Famed British astrophysicist Stephen Hawking, the pope's astronomer, a high-ranking Italian politician and even the late Winston Churchill (according to recently unearthed documents) helped keep UFOs in the news.
And sightings of unexplained flying objects came in from all over the world.
Let's take a look back at some of the more interesting, strange and funny stories involving UFOs and the possibilities of contact with ETs that appeared on our pages.
It's always good to approach a subject like UFOs from an academic perspective, like this New York state anthropology professor who insisted that, not only should UFOs be taken seriously, but they belong in the college curriculum.
The longstanding debate over whether or not we should try to make contact with space aliens reared its head during 2010. Astrophysicist Hawking cautioned that any communication with extraterrestrials might pose a huge risk for earthlings.
But with many people hoping that alien disclosure is just around the corner, word came out of the Czech Republic that astronomers had created new guidelines for how we should handle eventual contact with ETs.
Then there was Kirsan Ilyumzhinov, the governor of Russia's Buddhist republic, Kalmykia, who claimed to have made friends with aliens after they first allegedly abducted him from his Moscow apartment.
Making friends with otherworldly visitors is one thing, but when Vatican astronomer Guy Consolmagno announced he'd like to baptize aliens, it gave new meaning to the idea of reaching out and touching them.
Not all political leaders feel the need to keep alien information secret. Case in point: Italian Northern League party leader Mario Borghezio's crusade this year to convince European Union member nations to release all of their hidden UFO documents.
While Americans sweltered in the summer heat, UFOs "invaded" China. It's still not clear whether it was something truly unidentified or a secret military aircraft that was seen. Whatever it was, it resulted in the shutdown of the Xiaoshan Airport for an hour.
The media made such a fuss over several China UFO sightings, even "Late Show" host David Letterman couldn't resist talking about it:
"When I turn on my computer, I get this AOL thing. They have the morning news rundown ... there have been UFOs over China. Think how exciting that would be if it happened here. It would be tremendous, wouldn't it?
"So, I would like to now make a plea to other life forms and forces in other galaxies in the universe. Please come do that for us. Because you can't buy that kind of coverage. Please come to the United States, come pay us a visit here in New York City!"
At first, seeming to ignore Letterman's ET invite, the UFOs decided they weren't through disrupting airports in China, arriving and halting operations at the Baotou Airport in the Inner Mongolia province.
But not wanting to miss out on all that the Big Apple has to offer, strange objects showed up in the sky above Manhattan in the middle of an afternoon. The city was in a frenzy over the reports until it became apparent that these UFOs may have been more helium than alien.
Hot on the heels of China and New York, UFOs turned up to take in the sights over Texas and Virginia.

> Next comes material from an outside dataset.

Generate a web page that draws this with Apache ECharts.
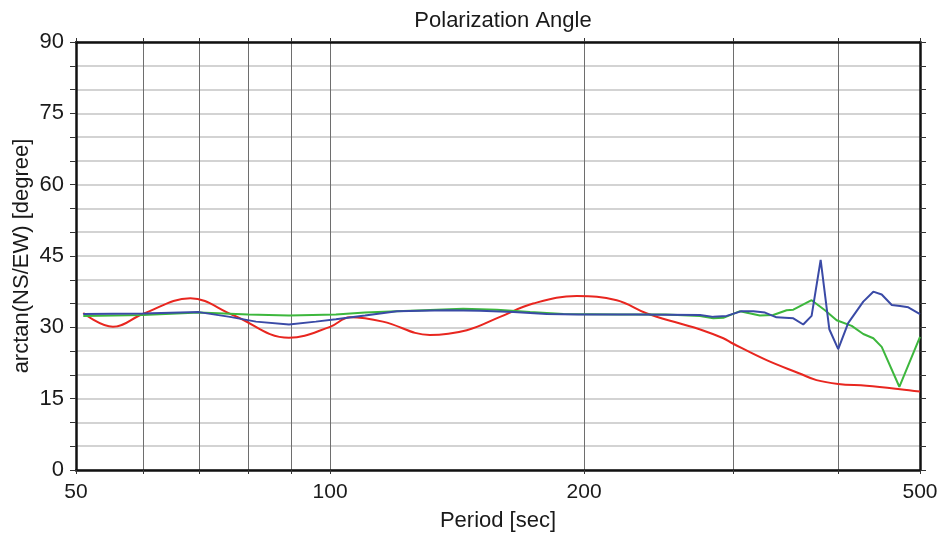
<!DOCTYPE html>
<html>
<head>
<meta charset="utf-8">
<script src="https://cdn.jsdelivr.net/npm/echarts@6/dist/echarts.min.js"></script>
<style>
html,body{margin:0;padding:0;background:#fff;}
#c{width:944px;height:537px;}
</style>
</head>
<body>
<div id="c"></div>
<script>
// ---- data ----
const xTickValues = [50, 60, 70, 80, 90, 100, 200, 300, 400, 500];
const xLabelValues = [50, 100, 200, 500];
const yLabelStep = 15;

const redPeriod = [51, 55.3, 60, 68.3, 76.7, 89.4, 100, 105.6, 115.5, 131.3, 145.2, 159, 174, 196, 218.6, 237.4, 259.8, 274, 292.4, 300, 329, 360, 377, 400, 432, 473.5, 500];
const redAngle  = [33.0, 30.1, 32.8, 36.1, 32.6, 27.8, 30.1, 32.1, 31.2, 28.4, 29.4, 32.2, 35.0, 36.6, 35.7, 32.9, 30.8, 29.6, 27.7, 26.6, 23.1, 20.3, 18.9, 18.1, 17.7, 17.0, 16.5];

const greenPeriod = [51, 60, 70, 80, 89.4, 101.6, 110, 120, 143.8, 157.6, 172.6, 189, 220, 250, 274.4, 284.5, 292.4, 306, 323, 335, 347.5, 353.9, 372, 385.8, 398.3, 415, 428.3, 440.2, 450.4, 472.6, 500];
const greenAngle  = [32.4, 32.6, 33.1, 32.7, 32.5, 32.7, 33.1, 33.4, 33.9, 33.7, 33.2, 32.8, 32.7, 32.7, 32.4, 31.9, 32.0, 33.4, 32.5, 32.6, 33.6, 33.7, 35.7, 33.6, 31.5, 30.3, 28.6, 27.7, 25.9, 17.5, 28.0];

const bluePeriod = [51, 60, 69.9, 76.1, 81.7, 89.4, 96.2, 101.6, 110, 120, 137.5, 150.5, 165, 180.6, 197, 230, 274.4, 284.5, 295, 307.4, 317.3, 327.6, 338, 353.9, 363.6, 372, 381.3, 390.4, 400, 411, 428.3, 440.2, 450.4, 462.9, 473.5, 484.3, 500];
const blueAngle  = [32.8, 32.9, 33.2, 32.2, 31.2, 30.6, 31.2, 31.7, 32.5, 33.4, 33.6, 33.5, 33.2, 32.8, 32.7, 32.7, 32.6, 32.2, 32.4, 33.4, 33.4, 33.1, 32.1, 31.9, 30.6, 32.4, 44.2, 29.6, 25.4, 30.9, 35.4, 37.5, 36.9, 34.7, 34.5, 34.2, 32.8];

function pairs(xs, ys) { return xs.map((x, i) => [x, ys[i]]); }

const font = '"Liberation Sans", Arial, Helvetica, sans-serif';
const chart = echarts.init(document.getElementById('c'), null, { renderer: 'canvas' });

chart.setOption({
  animation: false,
  backgroundColor: '#ffffff',
  title: {
    text: 'Polarization Angle',
    left: 498, top: 5, textAlign: 'center',
    textStyle: { fontFamily: font, fontSize: 22, fontWeight: 'normal', color: '#1a1a1a' }
  },
  grid: { left: 76, right: 24, top: 42, bottom: 67, containLabel: false },
  xAxis: [{
    type: 'log', logBase: 10, min: 50, max: 500,
    name: 'Period [sec]', nameLocation: 'middle', nameGap: 40, nameMoveOverlap: false,
    nameTextStyle: { fontFamily: font, fontSize: 22, color: '#1a1a1a' },
    axisLine: { show: true, onZero: false, lineStyle: { color: '#111', width: 2.5 } },
    axisTick: { show: true, inside: false, length: 4, customValues: xTickValues, lineStyle: { color: '#333', width: 1 } },
    axisLabel: { show: true, customValues: xLabelValues, margin: 12, fontFamily: font, fontSize: 21, color: '#1a1a1a', formatter: v => String(Math.round(v)) },
    splitLine: { show: true, lineStyle: { color: '#6e6e6e', width: 1 } },
    minorTick: { show: false }, minorSplitLine: { show: false }
  }, {
    type: 'log', logBase: 10, min: 50, max: 500, position: 'top',
    axisLine: { show: true, onZero: false, lineStyle: { color: '#111', width: 2.5 } },
    axisTick: { show: true, inside: false, length: 4, customValues: xTickValues, lineStyle: { color: '#333', width: 1 } },
    axisLabel: { show: false },
    splitLine: { show: false }
  }],
  yAxis: [{
    type: 'value', min: 0, max: 90, interval: 5,
    name: 'arctan(NS/EW) [degree]', nameLocation: 'middle', nameGap: 43, nameMoveOverlap: false,
    nameTextStyle: { fontFamily: font, fontSize: 22, color: '#1a1a1a' },
    axisLine: { show: true, onZero: false, lineStyle: { color: '#111', width: 2.5 } },
    axisTick: { show: true, inside: false, length: 6, lineStyle: { color: '#333', width: 1 } },
    axisLabel: { margin: 12, fontFamily: font, fontSize: 22, color: '#1a1a1a',
      formatter: v => (Math.round(v) % yLabelStep === 0 ? String(Math.round(v)) : '') },
    splitLine: { show: true, lineStyle: { color: '#c4c4c4', width: 1.5 } }
  }, {
    type: 'value', min: 0, max: 90, interval: 5, position: 'right',
    axisLine: { show: true, onZero: false, lineStyle: { color: '#111', width: 2.5 } },
    axisTick: { show: true, inside: false, length: 6, lineStyle: { color: '#333', width: 1 } },
    axisLabel: { show: false },
    splitLine: { show: false }
  }],
  series: [{
    type: 'line', name: 'red', data: pairs(redPeriod, redAngle), smooth: 0.4,
    showSymbol: false, symbol: 'none',
    lineStyle: { color: '#e8261f', width: 2 }, z: 3
  }, {
    type: 'line', name: 'green', data: pairs(greenPeriod, greenAngle), smooth: false,
    showSymbol: false, symbol: 'none',
    lineStyle: { color: '#3db73d', width: 2 }, z: 4
  }, {
    type: 'line', name: 'blue', data: pairs(bluePeriod, blueAngle), smooth: false,
    showSymbol: false, symbol: 'none',
    lineStyle: { color: '#3a4aa6', width: 2 }, z: 5
  }]
});
</script>
</body>
</html>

We also saw a new version of the well-known fire drills that most young students experience in school. In the United Kingdom, several "UFO drills" were staged as a way to teach 8- to 10-year-old pupils how to respond to a possible UFO crash, including the gathering of any wreckage.
Some people want so badly to meet extraterrestrials that they'll offer the visitors a place to park, as in the case of the small town of Ares, France.
Along the way this past year, some serious-minded UFO items came to our attention.
In Great Britain, newly published secret documents alleged that former Prime Minister Churchill believed some UFOs were unearthly and he was concerned that such news would create a public panic.
No-nonsense, credible military officers stepped forward and broke their silence at a Washington, D.C., press conference to describe their firsthand encounters with UFOs that they claim had tampered with American nuclear weapons sites.
We learned about Elvis Presley's reported interest in UFOs and collection of New Age and UFO books that he brought with him on tour in big luggage trunks.
Did you make it to the Interplanetary Conclave of Light? Or maybe you somehow missed that particular holiday supposedly celebrated on 33 planets across the galaxy and organized in San Diego by the Unarius Academy of Science.
For citizens of Denver, the November election offered a chance to vote for an initiative that, if passed, would have created an ET affairs commission.
And while triangular, fast-moving Dorito-shaped UFOs were reported in the English countryside, Scottish computer geek Gary McKinnon awaited his fate for hacking into nearly 100 military and NASA computers a decade ago. All he was trying to do was find secret UFO files.
Rounding out this UFO year, the latest entry in the which-country-will-be-next-to-release-UFO-files competition, it's close encounters of the Kiwi kind. New Zealand made more than 2,000 pages of formerly classified documents public just before Christmas -- reports spanning nearly 60 years.
Yes, it was an amazing year of UFO tales, and we hope whoever's piloting these sophisticated machines -- assuming they are machines -- fully appreciates all the press we've given them.